Israel y/o Palestina proclama un inusitado espectáculo de esplendor convaleciente tras 61 años (¿o siglos?) de tragedia; por eso el contraste que nos revela la belleza de esta tierra y la plenitud de quienes la co‑habitan es aún más llamativo. En un espacio tan pequeño, donde han ocurrido en diez mil años de historia tantas cosas, se ven obligados a litigar dos comunidades entrañables. Una, la judía, pueblo sin nación ‑hijo de muchas naciones‑, que precisaba un Estado para adquirir entidad nacional (de ahí su insistencia en el hebreo como idioma de Israel); y otra, la palestina, nación sin Estado, que se ha visto,
tras cuarenta años de luchas fratricidas y traiciones de sus supuestos defensores, dispersada en varios territorios, expoliada, dividida, utilizada para fines espurios y, a la postre, radicalizada.

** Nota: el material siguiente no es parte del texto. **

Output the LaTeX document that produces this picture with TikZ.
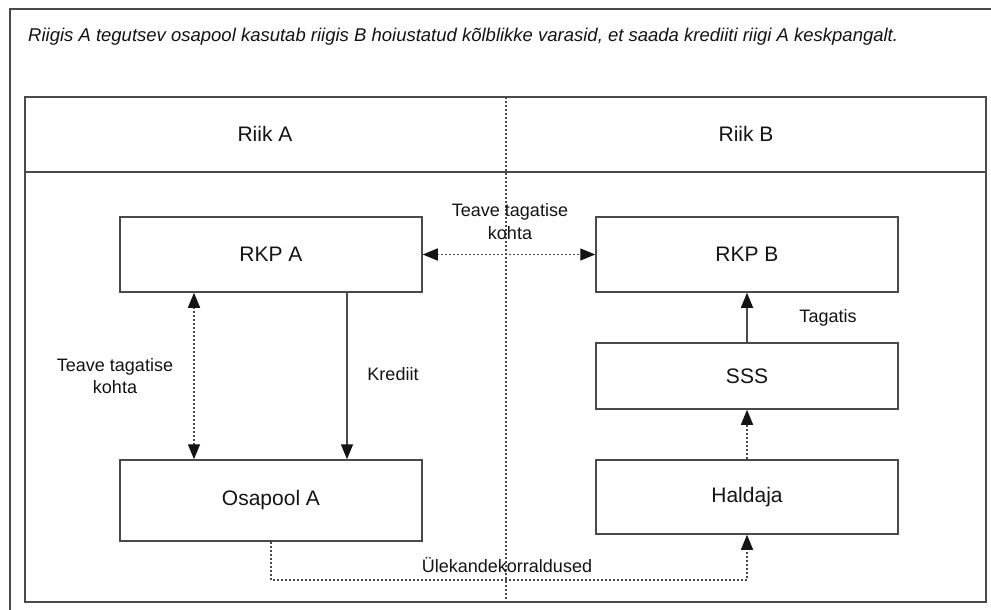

Sabemos que no es fácil el acuerdo, ni tan siquiera el compromiso, pero el orgullo de un pueblo, de dos, expresado en la sonrisa que refleja el amor a la vida y el cariño por su tierra, no puede ni debe ser usado como moneda de cambio entre los fanáticos de uno y otro bando, ajenos, desde su suficiencia de elegidos, al dolor de un país ‑o de dos‑ que quiere la paz (shalom/salam: la paz, es el saludo de unos y otros) por encima de todas las historias. Que Yaveh, Alá y la Trinidad Santa, en ningún sitio tan amados (o al menos tan apremiados) como aquí, les ayuden. Israelíes y palestinos no estaban condenados a entenderse, como si eso fuera un castigo, están salvados por hacerlo, y nos redimen a todos con su abrazo.